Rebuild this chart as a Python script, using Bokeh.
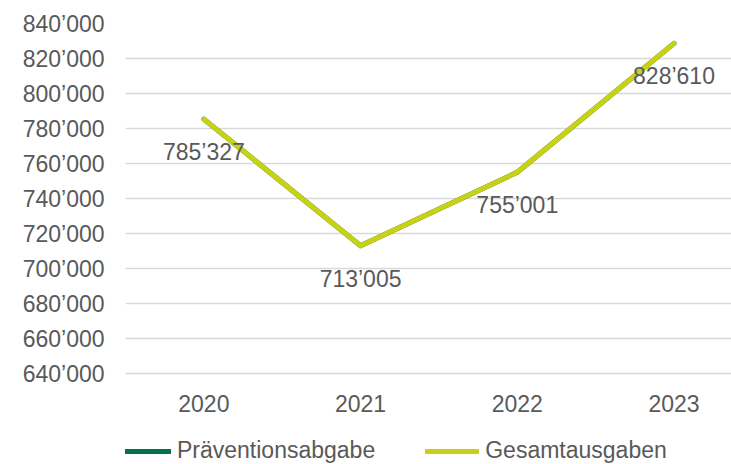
from bokeh.plotting import figure
from bokeh.models import Range1d, FixedTicker, Legend, LegendItem, ColumnDataSource
from bokeh.core.properties import value
from bokeh.embed import file_html
from bokeh.resources import INLINE

years = ["2020", "2021", "2022", "2023"]
praevention = [785327, 713005, 755001, 828610]
gesamt = [785327, 713005, 755001, 828610]
y_ticks = [640000, 660000, 680000, 700000, 720000, 740000, 760000, 780000, 800000, 820000, 840000]


def fmt(v):
    return f"{v:,}".replace(",", "\u2019")


xs = list(range(len(years)))
src = ColumnDataSource(dict(x=xs, p=praevention, g=gesamt, lab=[fmt(v) for v in gesamt]))
xsrc = ColumnDataSource(dict(x=xs, y=[y_ticks[0]] * len(xs), t=years))

FONT = "Liberation Sans"
GREY = "#595959"

# frame runs from y=23 to the bottom of the page; 200'000 units span 350 px
frame_h = 441
y_start = y_ticks[0] - (frame_h - 350) * (y_ticks[-1] - y_ticks[0]) / 350

p = figure(frame_width=606, frame_height=frame_h, output_backend="svg", toolbar_location=None,
           x_range=Range1d(-0.5, 3.367), y_range=Range1d(y_start, y_ticks[-1]),
           min_border_left=125, min_border_right=0, min_border_top=23, min_border_bottom=0)
p.outline_line_color = None
p.background_fill_color = "white"
p.border_fill_color = "white"

r1 = p.line("x", "p", source=src, line_color="#00754A", line_width=5, line_cap="round", line_join="round")
r2 = p.line("x", "g", source=src, line_color="#C9D116", line_width=5, line_cap="round", line_join="round")

p.text("x", "g", text="lab", source=src, text_align="center", text_baseline="middle",
       y_offset=33, text_color=GREY, text_font=value(FONT), text_font_size="23px")

# category labels under the lowest gridline
p.text("x", "y", text="t", source=xsrc, text_align="center", text_baseline="middle",
       y_offset=30, text_color=GREY, text_font=value(FONT), text_font_size="23px")

p.xaxis.visible = False
p.yaxis.ticker = FixedTicker(ticks=y_ticks)
p.yaxis.major_label_overrides = {v: fmt(v) for v in y_ticks}

ax = p.yaxis[0]
ax.axis_line_color = None
ax.major_tick_line_color = None
ax.minor_tick_line_color = None
ax.major_tick_in = 0
ax.major_tick_out = 0
ax.major_label_text_color = GREY
ax.major_label_text_font = FONT
ax.major_label_text_font_size = "23px"
ax.major_label_standoff = 21

p.xgrid.grid_line_color = None
p.ygrid.grid_line_color = "#d9d9d9"
p.ygrid.grid_line_width = 1.5

legend = Legend(items=[LegendItem(label="Präventionsabgabe", renderers=[r1]),
                       LegendItem(label="Gesamtausgaben", renderers=[r2])],
                orientation="horizontal", location=(-8, 0), padding=0, margin=0,
                border_line_color=None, background_fill_alpha=0,
                glyph_width=54, glyph_height=20, label_standoff=6, spacing=50,
                label_text_font=FONT, label_text_font_size="23px", label_text_color=GREY)
p.add_layout(legend, "center")

open("out.html", "w").write(file_html(p, INLINE))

_WHAT TO DO_
Copy the material above exactly and drop the pictures.

_THE REPLY_
Rebuild this chart as a Python script, using Bokeh.
from bokeh.plotting import figure
from bokeh.models import Range1d, FixedTicker, Legend, LegendItem, ColumnDataSource
from bokeh.core.properties import value
from bokeh.embed import file_html
from bokeh.resources import INLINE

years = ["2020", "2021", "2022", "2023"]
praevention = [785327, 713005, 755001, 828610]
gesamt = [785327, 713005, 755001, 828610]
y_ticks = [640000, 660000, 680000, 700000, 720000, 740000, 760000, 780000, 800000, 820000, 840000]


def fmt(v):
    return f"{v:,}".replace(",", "\u2019")


xs = list(range(len(years)))
src = ColumnDataSource(dict(x=xs, p=praevention, g=gesamt, lab=[fmt(v) for v in gesamt]))
xsrc = ColumnDataSource(dict(x=xs, y=[y_ticks[0]] * len(xs), t=years))

FONT = "Liberation Sans"
GREY = "#595959"

# frame runs from y=23 to the bottom of the page; 200'000 units span 350 px
frame_h = 441
y_start = y_ticks[0] - (frame_h - 350) * (y_ticks[-1] - y_ticks[0]) / 350

p = figure(frame_width=606, frame_height=frame_h, output_backend="svg", toolbar_location=None,
           x_range=Range1d(-0.5, 3.367), y_range=Range1d(y_start, y_ticks[-1]),
           min_border_left=125, min_border_right=0, min_border_top=23, min_border_bottom=0)
p.outline_line_color = None
p.background_fill_color = "white"
p.border_fill_color = "white"

r1 = p.line("x", "p", source=src, line_color="#00754A", line_width=5, line_cap="round", line_join="round")
r2 = p.line("x", "g", source=src, line_color="#C9D116", line_width=5, line_cap="round", line_join="round")

p.text("x", "g", text="lab", source=src, text_align="center", text_baseline="middle",
       y_offset=33, text_color=GREY, text_font=value(FONT), text_font_size="23px")

# category labels under the lowest gridline
p.text("x", "y", text="t", source=xsrc, text_align="center", text_baseline="middle",
       y_offset=30, text_color=GREY, text_font=value(FONT), text_font_size="23px")

p.xaxis.visible = False
p.yaxis.ticker = FixedTicker(ticks=y_ticks)
p.yaxis.major_label_overrides = {v: fmt(v) for v in y_ticks}

ax = p.yaxis[0]
ax.axis_line_color = None
ax.major_tick_line_color = None
ax.minor_tick_line_color = None
ax.major_tick_in = 0
ax.major_tick_out = 0
ax.major_label_text_color = GREY
ax.major_label_text_font = FONT
ax.major_label_text_font_size = "23px"
ax.major_label_standoff = 21

p.xgrid.grid_line_color = None
p.ygrid.grid_line_color = "#d9d9d9"
p.ygrid.grid_line_width = 1.5

legend = Legend(items=[LegendItem(label="Präventionsabgabe", renderers=[r1]),
                       LegendItem(label="Gesamtausgaben", renderers=[r2])],
                orientation="horizontal", location=(-8, 0), padding=0, margin=0,
                border_line_color=None, background_fill_alpha=0,
                glyph_width=54, glyph_height=20, label_standoff=6, spacing=50,
                label_text_font=FONT, label_text_font_size="23px", label_text_color=GREY)
p.add_layout(legend, "center")

open("out.html", "w").write(file_html(p, INLINE))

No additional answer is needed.